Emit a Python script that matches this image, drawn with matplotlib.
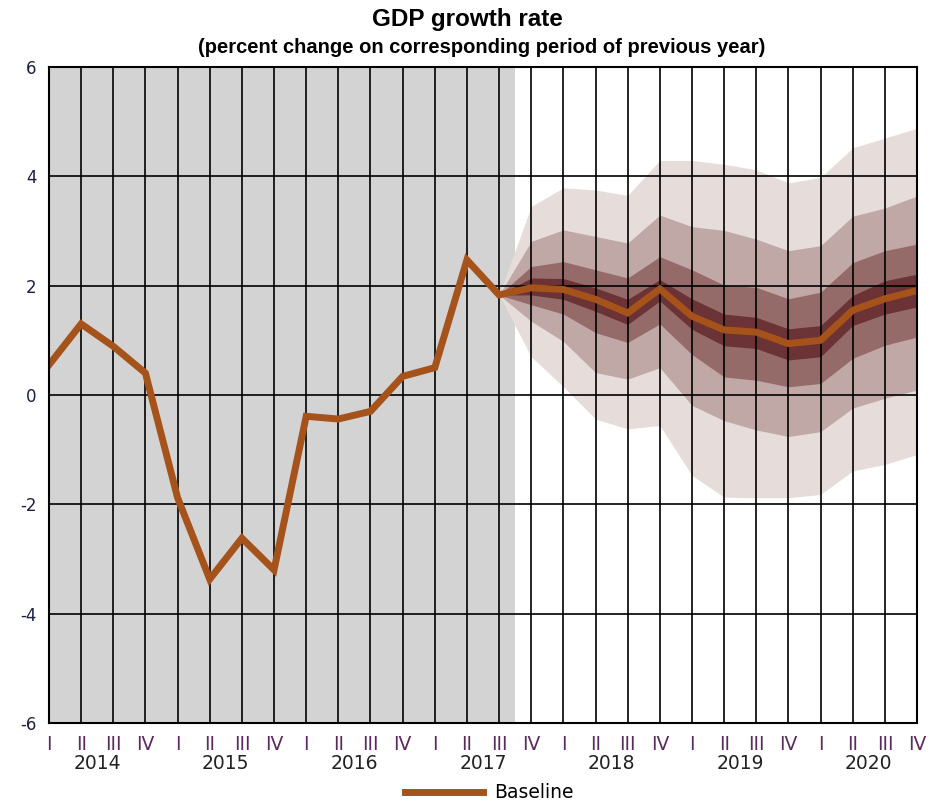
import matplotlib
matplotlib.use('Agg')
import matplotlib.pyplot as plt
import matplotlib.transforms as mtransforms
import numpy as np

years = ['2014', '2015', '2016', '2017', '2018', '2019', '2020']
quarters = ['I', 'II', 'III', 'IV']

baseline = [0.55, 1.3, 0.89, 0.4, -1.88, -3.37, -2.62, -3.2, -0.39, -0.44, -0.3, 0.34, 0.5, 2.47,
            1.83, 1.96, 1.93, 1.75, 1.5, 1.94, 1.44, 1.19, 1.15, 0.94, 1.0, 1.55, 1.76, 1.91]

# fan chart, from 2017 III to 2020 IV
fan_start = 14
outer_hi = [1.83, 3.45, 3.79, 3.75, 3.65, 4.29, 4.29, 4.22, 4.12, 3.88, 3.98, 4.52, 4.70, 4.88]
outer_lo = [1.83, 0.7, 0.15, -0.44, -0.62, -0.56, -1.47, -1.87, -1.88, -1.88, -1.82, -1.39, -1.27, -1.09]
mid_hi = [1.83, 2.81, 3.02, 2.9, 2.78, 3.29, 3.08, 3.01, 2.85, 2.64, 2.73, 3.27, 3.42, 3.64]
mid_lo = [1.83, 1.35, 0.98, 0.41, 0.29, 0.5, -0.19, -0.47, -0.64, -0.76, -0.67, -0.24, -0.06, 0.09]
inner_hi = [1.83, 2.35, 2.44, 2.29, 2.14, 2.53, 2.29, 2.01, 1.97, 1.76, 1.88, 2.42, 2.64, 2.76]
inner_lo = [1.83, 1.65, 1.48, 1.14, 0.96, 1.3, 0.74, 0.33, 0.27, 0.15, 0.21, 0.67, 0.91, 1.06]
core_hi = [1.83, 2.14, 2.13, 1.96, 1.75, 2.11, 1.76, 1.48, 1.42, 1.21, 1.27, 1.82, 2.09, 2.21]
core_lo = [1.83, 1.83, 1.75, 1.53, 1.29, 1.72, 1.2, 0.9, 0.85, 0.64, 0.7, 1.27, 1.48, 1.61]

hist_end = 14.5

plt.rcParams['font.family'] = ['DejaVu Sans']

fig = plt.figure(figsize=(9.42, 8.05), dpi=100)
ax = fig.add_axes([0.052, 0.1019, 0.9215, 0.8149])

n = len(baseline)
x = np.arange(n)
xf = np.arange(fan_start, fan_start + len(outer_hi))

ax.axvspan(0, hist_end, color='#d3d3d3', zorder=0, lw=0)
ax.fill_between(xf, outer_lo, outer_hi, color='#e6dcda', lw=0, zorder=1)
ax.fill_between(xf, mid_lo, mid_hi, color='#c0a8a6', lw=0, zorder=1.1)
ax.fill_between(xf, inner_lo, inner_hi, color='#956b6a', lw=0, zorder=1.2)
ax.fill_between(xf, core_lo, core_hi, color='#6b3335', lw=0, zorder=1.3)

for xi in x:
    ax.axvline(xi, color='black', lw=1.2, zorder=2)
for yv in range(-6, 7, 2):
    ax.axhline(yv, color='black', lw=1.2, zorder=2)

line, = ax.plot(x, baseline, color='#a5521b', lw=5, zorder=3, label='Baseline',
                solid_joinstyle='miter')

ax.set_xlim(0, n - 1)
ax.set_ylim(-6, 6)
ax.set_yticks(range(-6, 7, 2))
ax.set_yticklabels([str(v) for v in range(-6, 7, 2)], fontsize=12, color='#1a2040')
ax.set_xticks(x)
ax.set_xticklabels([quarters[i % 4] for i in x], fontsize=13.5, color='#5b2a5e')
ax.tick_params(axis='x', length=0, pad=9)
ax.tick_params(axis='y', length=0, pad=9)
for s in ax.spines.values():
    s.set_linewidth(1.5)
    s.set_zorder(4)

trans = mtransforms.blended_transform_factory(ax.transData, ax.transAxes)
for i, yr in enumerate(years):
    ax.text(i * 4 + 1.5, -0.062, yr, transform=trans, ha='center', va='center',
            fontsize=13.5, color='#222222')

fig.text(0.496, 0.976, 'GDP growth rate', ha='center', va='center', fontsize=17.5,
         fontweight='bold', family=['Liberation Sans'])
fig.text(0.511, 0.941, '(percent change on corresponding period of previous year)',
         ha='center', va='center', fontsize=14.5, fontweight='bold',
         family=['Liberation Sans'])

fig.legend(handles=[line], loc='center', bbox_to_anchor=(0.519, 0.015), frameon=False,
           fontsize=13.5, handlelength=4.2, handletextpad=0.55)

fig.savefig('out.png', dpi=100)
##############################
### Exercise instructions
Repeat all the data as it stands, dropping any images it holds.

### The completed task
Emit a Python script that matches this image, drawn with matplotlib.
import matplotlib
matplotlib.use('Agg')
import matplotlib.pyplot as plt
import matplotlib.transforms as mtransforms
import numpy as np

years = ['2014', '2015', '2016', '2017', '2018', '2019', '2020']
quarters = ['I', 'II', 'III', 'IV']

baseline = [0.55, 1.3, 0.89, 0.4, -1.88, -3.37, -2.62, -3.2, -0.39, -0.44, -0.3, 0.34, 0.5, 2.47,
            1.83, 1.96, 1.93, 1.75, 1.5, 1.94, 1.44, 1.19, 1.15, 0.94, 1.0, 1.55, 1.76, 1.91]

# fan chart, from 2017 III to 2020 IV
fan_start = 14
outer_hi = [1.83, 3.45, 3.79, 3.75, 3.65, 4.29, 4.29, 4.22, 4.12, 3.88, 3.98, 4.52, 4.70, 4.88]
outer_lo = [1.83, 0.7, 0.15, -0.44, -0.62, -0.56, -1.47, -1.87, -1.88, -1.88, -1.82, -1.39, -1.27, -1.09]
mid_hi = [1.83, 2.81, 3.02, 2.9, 2.78, 3.29, 3.08, 3.01, 2.85, 2.64, 2.73, 3.27, 3.42, 3.64]
mid_lo = [1.83, 1.35, 0.98, 0.41, 0.29, 0.5, -0.19, -0.47, -0.64, -0.76, -0.67, -0.24, -0.06, 0.09]
inner_hi = [1.83, 2.35, 2.44, 2.29, 2.14, 2.53, 2.29, 2.01, 1.97, 1.76, 1.88, 2.42, 2.64, 2.76]
inner_lo = [1.83, 1.65, 1.48, 1.14, 0.96, 1.3, 0.74, 0.33, 0.27, 0.15, 0.21, 0.67, 0.91, 1.06]
core_hi = [1.83, 2.14, 2.13, 1.96, 1.75, 2.11, 1.76, 1.48, 1.42, 1.21, 1.27, 1.82, 2.09, 2.21]
core_lo = [1.83, 1.83, 1.75, 1.53, 1.29, 1.72, 1.2, 0.9, 0.85, 0.64, 0.7, 1.27, 1.48, 1.61]

hist_end = 14.5

plt.rcParams['font.family'] = ['DejaVu Sans']

fig = plt.figure(figsize=(9.42, 8.05), dpi=100)
ax = fig.add_axes([0.052, 0.1019, 0.9215, 0.8149])

n = len(baseline)
x = np.arange(n)
xf = np.arange(fan_start, fan_start + len(outer_hi))

ax.axvspan(0, hist_end, color='#d3d3d3', zorder=0, lw=0)
ax.fill_between(xf, outer_lo, outer_hi, color='#e6dcda', lw=0, zorder=1)
ax.fill_between(xf, mid_lo, mid_hi, color='#c0a8a6', lw=0, zorder=1.1)
ax.fill_between(xf, inner_lo, inner_hi, color='#956b6a', lw=0, zorder=1.2)
ax.fill_between(xf, core_lo, core_hi, color='#6b3335', lw=0, zorder=1.3)

for xi in x:
    ax.axvline(xi, color='black', lw=1.2, zorder=2)
for yv in range(-6, 7, 2):
    ax.axhline(yv, color='black', lw=1.2, zorder=2)

line, = ax.plot(x, baseline, color='#a5521b', lw=5, zorder=3, label='Baseline',
                solid_joinstyle='miter')

ax.set_xlim(0, n - 1)
ax.set_ylim(-6, 6)
ax.set_yticks(range(-6, 7, 2))
ax.set_yticklabels([str(v) for v in range(-6, 7, 2)], fontsize=12, color='#1a2040')
ax.set_xticks(x)
ax.set_xticklabels([quarters[i % 4] for i in x], fontsize=13.5, color='#5b2a5e')
ax.tick_params(axis='x', length=0, pad=9)
ax.tick_params(axis='y', length=0, pad=9)
for s in ax.spines.values():
    s.set_linewidth(1.5)
    s.set_zorder(4)

trans = mtransforms.blended_transform_factory(ax.transData, ax.transAxes)
for i, yr in enumerate(years):
    ax.text(i * 4 + 1.5, -0.062, yr, transform=trans, ha='center', va='center',
            fontsize=13.5, color='#222222')

fig.text(0.496, 0.976, 'GDP growth rate', ha='center', va='center', fontsize=17.5,
         fontweight='bold', family=['Liberation Sans'])
fig.text(0.511, 0.941, '(percent change on corresponding period of previous year)',
         ha='center', va='center', fontsize=14.5, fontweight='bold',
         family=['Liberation Sans'])

fig.legend(handles=[line], loc='center', bbox_to_anchor=(0.519, 0.015), frameon=False,
           fontsize=13.5, handlelength=4.2, handletextpad=0.55)

fig.savefig('out.png', dpi=100)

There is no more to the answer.